A summary of that initial project noted how “Wisconsin Act 31 requires the teaching of the history, culture, and sovereignty of Wisconsin Native Nations in K-12 public schools. However, teachers currently lack the capacity to teach about Wisconsin Native Nations in urban, intertribal settings where direct connections with tribal lands, staff, and Elders are limited, and numerous tribes are represented in one locality. By combining an established curriculum with an innovative framework for effective educator professional development, this project provides a critical tool to build teacher capacity.”
In 2019, UW–Madison’s Earth Partnership in collaboration with the Authentic Intellectual Work Institute launched an initiative titled, “Urban Indigenous Arts and Sciences: Creating Educator and Professional Development in an Intertribal Context,” which evolved from this proposal. The initiave addressed the challenge that educators often face in effectively and equitably teaching about Wisconsin Native Nations.
Authors of the new paper explain how these efforts have led to important frameworks that can be used to support teachers in developing learning activities that are both authentic and inclusive of Indigenous histories, cultures, and communities for their classrooms.
The paper explains, “Our two-year collaboration aimed to support participating teachers’ efforts to develop intellectually challenging, culturally relevant instructional activities for their classrooms,” that are “both authentic and inclusive of Indigenous histories, cultures, and communities.”
“Our commitments to continue our own learning about what is called for from us as professional learning facilitators indicate that we are on an important journey toward inclusive learning spaces for educators and, ultimately, students,” the paper adds.

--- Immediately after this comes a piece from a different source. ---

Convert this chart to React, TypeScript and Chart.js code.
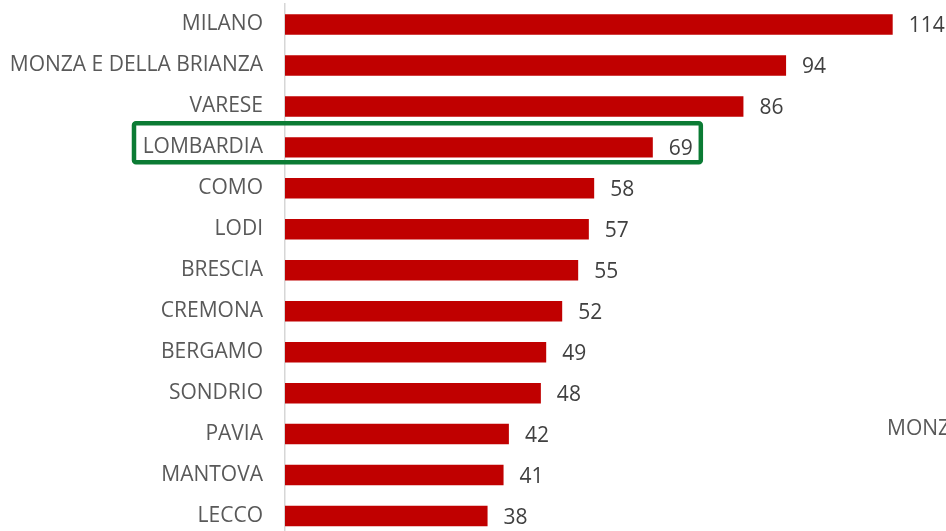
import React, { useEffect, useRef } from "react";
import { Chart, registerables } from "chart.js";

Chart.register(...registerables);

const categories = [
  "MILANO",
  "MONZA E DELLA BRIANZA",
  "VARESE",
  "LOMBARDIA",
  "COMO",
  "LODI",
  "BRESCIA",
  "CREMONA",
  "BERGAMO",
  "SONDRIO",
  "PAVIA",
  "MANTOVA",
  "LECCO",
];
const values = [114, 94, 86, 69, 58, 57, 55, 52, 49, 48, 42, 41, 38];
const highlighted = "LOMBARDIA";
const xMax = 124;

const FONT = "'Open Sans', sans-serif";

const valueLabels = {
  id: "valueLabels",
  afterDatasetsDraw(chart: any) {
    const ctx = chart.ctx;
    const meta = chart.getDatasetMeta(0);
    ctx.save();
    ctx.font = `21px ${FONT}`;
    ctx.fillStyle = "#404040";
    ctx.textAlign = "left";
    ctx.textBaseline = "middle";
    meta.data.forEach((bar: any, i: number) => {
      ctx.fillText(String(values[i]), bar.x + 16, bar.y + 2);
    });
    ctx.restore();
  },
};

const highlightBox = {
  id: "highlightBox",
  afterDraw(chart: any) {
    const idx = categories.indexOf(highlighted);
    if (idx < 0) return;
    const ctx = chart.ctx;
    const x = chart.scales.x;
    const y = chart.scales.y;
    const cy = y.getPixelForValue(idx);
    const left = x.getPixelForValue(0) - 151;
    const right = x.getPixelForValue(values[idx]) + 48;
    const top = cy - 24;
    const bottom = cy + 15;
    ctx.save();
    ctx.strokeStyle = "#0b7b34";
    ctx.lineWidth = 4.5;
    ctx.lineJoin = "round";
    ctx.beginPath();
    ctx.roundRect(left, top, right - left, bottom - top, 2);
    ctx.stroke();
    ctx.restore();
  },
};

export default function App() {
  const ref = useRef<HTMLCanvasElement | null>(null);

  useEffect(() => {
    if (!ref.current) return;
    const chart = new Chart(ref.current, {
      type: "bar",
      data: {
        labels: categories,
        datasets: [
          {
            data: values,
            backgroundColor: "#C00000",
            barPercentage: 0.5,
            categoryPercentage: 1,
          },
        ],
      },
      options: {
        indexAxis: "y",
        responsive: false,
        animation: false,
        layout: { padding: { top: 4, bottom: 3.5, left: 0, right: 0 } },
        plugins: {
          legend: { display: false },
          tooltip: { enabled: false },
        },
        scales: {
          x: {
            display: false,
            min: 0,
            max: xMax,
          },
          y: {
            afterFit(scale: any) {
              scale.width = 285;
              scale.paddingTop = 0;
              scale.paddingBottom = 0;
            },
            grid: { display: false, drawTicks: false },
            border: { display: true, color: "#d6d6d6", width: 1.5 },
            ticks: {
              padding: 22,
              color: "#595959",
              font: { family: FONT, size: 21 },
            },
          },
        },
      },
      plugins: [valueLabels, highlightBox],
    });
    return () => chart.destroy();
  }, []);

  return (
    <div
      style={{
        position: "absolute",
        top: 0,
        left: 0,
        width: 946,
        height: 531,
        overflow: "hidden",
        background: "#ffffff",
      }}
    >
      <canvas ref={ref} width={946} height={540} style={{ display: "block" }} />
      <span
        style={{
          position: "absolute",
          left: 887,
          top: 413,
          fontFamily: FONT,
          fontSize: 21,
          color: "#595959",
          whiteSpace: "nowrap",
        }}
      >
        MONZA E DELLA BRIANZA
      </span>
    </div>
  );
}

Co-authors of the paper are: King, an emeritus faculty associate with the School of Education’s Department of Educational Leadership and Policy Analysis; Lang, associate director and lead coach of the Authentic Intellectual Work Institute; Bjork, an outreach specialist with Earth Partnership; Byington, the tribal youth and community liaison with Earth Partnership; and Bauer-Armstrong, the director of Earth Partnership.